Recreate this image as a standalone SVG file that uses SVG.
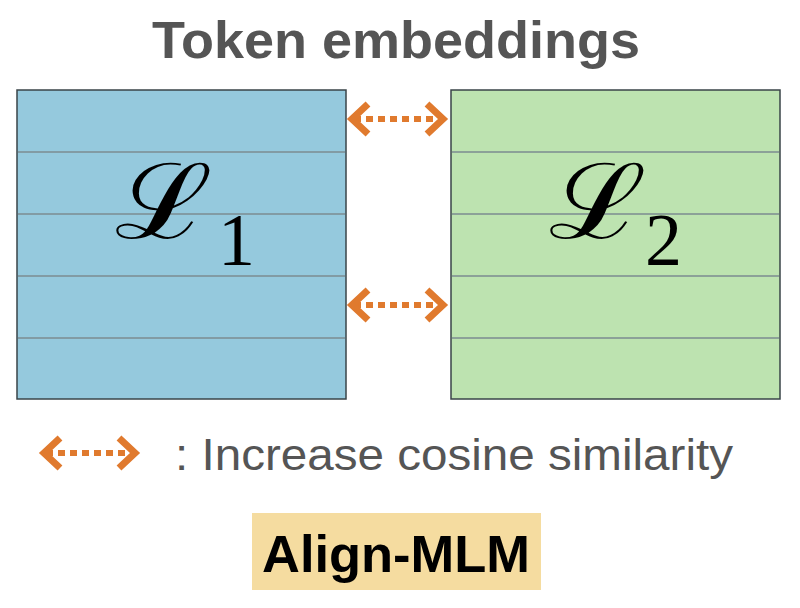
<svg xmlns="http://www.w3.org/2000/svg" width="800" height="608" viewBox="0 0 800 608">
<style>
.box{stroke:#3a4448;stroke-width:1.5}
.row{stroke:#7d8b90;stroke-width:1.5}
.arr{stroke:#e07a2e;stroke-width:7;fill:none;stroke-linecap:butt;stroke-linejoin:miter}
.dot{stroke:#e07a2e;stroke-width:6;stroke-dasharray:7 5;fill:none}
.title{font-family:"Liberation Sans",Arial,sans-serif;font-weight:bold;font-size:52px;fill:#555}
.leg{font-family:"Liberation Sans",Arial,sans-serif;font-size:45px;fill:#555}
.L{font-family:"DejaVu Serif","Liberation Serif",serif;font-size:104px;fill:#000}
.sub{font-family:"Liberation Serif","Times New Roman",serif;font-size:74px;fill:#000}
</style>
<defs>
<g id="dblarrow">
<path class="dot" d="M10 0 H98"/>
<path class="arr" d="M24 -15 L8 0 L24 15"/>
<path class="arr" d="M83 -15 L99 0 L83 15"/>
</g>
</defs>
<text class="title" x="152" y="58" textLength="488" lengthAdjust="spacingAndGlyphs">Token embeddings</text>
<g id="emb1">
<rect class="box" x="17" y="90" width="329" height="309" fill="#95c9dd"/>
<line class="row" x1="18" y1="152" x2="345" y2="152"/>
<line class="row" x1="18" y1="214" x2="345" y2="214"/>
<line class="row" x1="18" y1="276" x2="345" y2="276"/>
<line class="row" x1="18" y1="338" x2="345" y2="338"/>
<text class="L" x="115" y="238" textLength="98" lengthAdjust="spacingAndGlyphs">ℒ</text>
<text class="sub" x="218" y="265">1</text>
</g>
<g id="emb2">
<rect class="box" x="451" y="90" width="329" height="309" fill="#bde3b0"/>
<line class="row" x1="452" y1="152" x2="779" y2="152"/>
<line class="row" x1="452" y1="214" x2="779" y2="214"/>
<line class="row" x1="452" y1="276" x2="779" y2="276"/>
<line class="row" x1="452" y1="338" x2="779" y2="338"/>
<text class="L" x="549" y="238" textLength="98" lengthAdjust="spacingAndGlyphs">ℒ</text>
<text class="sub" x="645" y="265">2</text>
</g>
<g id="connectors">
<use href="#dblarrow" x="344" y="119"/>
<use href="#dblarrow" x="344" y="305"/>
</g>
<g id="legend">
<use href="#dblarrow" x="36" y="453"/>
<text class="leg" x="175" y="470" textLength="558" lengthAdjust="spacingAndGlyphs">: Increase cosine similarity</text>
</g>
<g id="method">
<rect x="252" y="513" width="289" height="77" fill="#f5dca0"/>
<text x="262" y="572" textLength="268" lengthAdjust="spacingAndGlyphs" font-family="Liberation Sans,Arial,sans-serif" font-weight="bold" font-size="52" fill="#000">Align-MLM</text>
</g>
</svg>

● THE PROBLEM
Your task is to repeat the data above exactly while excluding the pictures.

● EXERCISE RESPONSE
Recreate this image as a standalone SVG file that uses SVG.
<svg xmlns="http://www.w3.org/2000/svg" width="800" height="608" viewBox="0 0 800 608">
<style>
.box{stroke:#3a4448;stroke-width:1.5}
.row{stroke:#7d8b90;stroke-width:1.5}
.arr{stroke:#e07a2e;stroke-width:7;fill:none;stroke-linecap:butt;stroke-linejoin:miter}
.dot{stroke:#e07a2e;stroke-width:6;stroke-dasharray:7 5;fill:none}
.title{font-family:"Liberation Sans",Arial,sans-serif;font-weight:bold;font-size:52px;fill:#555}
.leg{font-family:"Liberation Sans",Arial,sans-serif;font-size:45px;fill:#555}
.L{font-family:"DejaVu Serif","Liberation Serif",serif;font-size:104px;fill:#000}
.sub{font-family:"Liberation Serif","Times New Roman",serif;font-size:74px;fill:#000}
</style>
<defs>
<g id="dblarrow">
<path class="dot" d="M10 0 H98"/>
<path class="arr" d="M24 -15 L8 0 L24 15"/>
<path class="arr" d="M83 -15 L99 0 L83 15"/>
</g>
</defs>
<text class="title" x="152" y="58" textLength="488" lengthAdjust="spacingAndGlyphs">Token embeddings</text>
<g id="emb1">
<rect class="box" x="17" y="90" width="329" height="309" fill="#95c9dd"/>
<line class="row" x1="18" y1="152" x2="345" y2="152"/>
<line class="row" x1="18" y1="214" x2="345" y2="214"/>
<line class="row" x1="18" y1="276" x2="345" y2="276"/>
<line class="row" x1="18" y1="338" x2="345" y2="338"/>
<text class="L" x="115" y="238" textLength="98" lengthAdjust="spacingAndGlyphs">ℒ</text>
<text class="sub" x="218" y="265">1</text>
</g>
<g id="emb2">
<rect class="box" x="451" y="90" width="329" height="309" fill="#bde3b0"/>
<line class="row" x1="452" y1="152" x2="779" y2="152"/>
<line class="row" x1="452" y1="214" x2="779" y2="214"/>
<line class="row" x1="452" y1="276" x2="779" y2="276"/>
<line class="row" x1="452" y1="338" x2="779" y2="338"/>
<text class="L" x="549" y="238" textLength="98" lengthAdjust="spacingAndGlyphs">ℒ</text>
<text class="sub" x="645" y="265">2</text>
</g>
<g id="connectors">
<use href="#dblarrow" x="344" y="119"/>
<use href="#dblarrow" x="344" y="305"/>
</g>
<g id="legend">
<use href="#dblarrow" x="36" y="453"/>
<text class="leg" x="175" y="470" textLength="558" lengthAdjust="spacingAndGlyphs">: Increase cosine similarity</text>
</g>
<g id="method">
<rect x="252" y="513" width="289" height="77" fill="#f5dca0"/>
<text x="262" y="572" textLength="268" lengthAdjust="spacingAndGlyphs" font-family="Liberation Sans,Arial,sans-serif" font-weight="bold" font-size="52" fill="#000">Align-MLM</text>
</g>
</svg>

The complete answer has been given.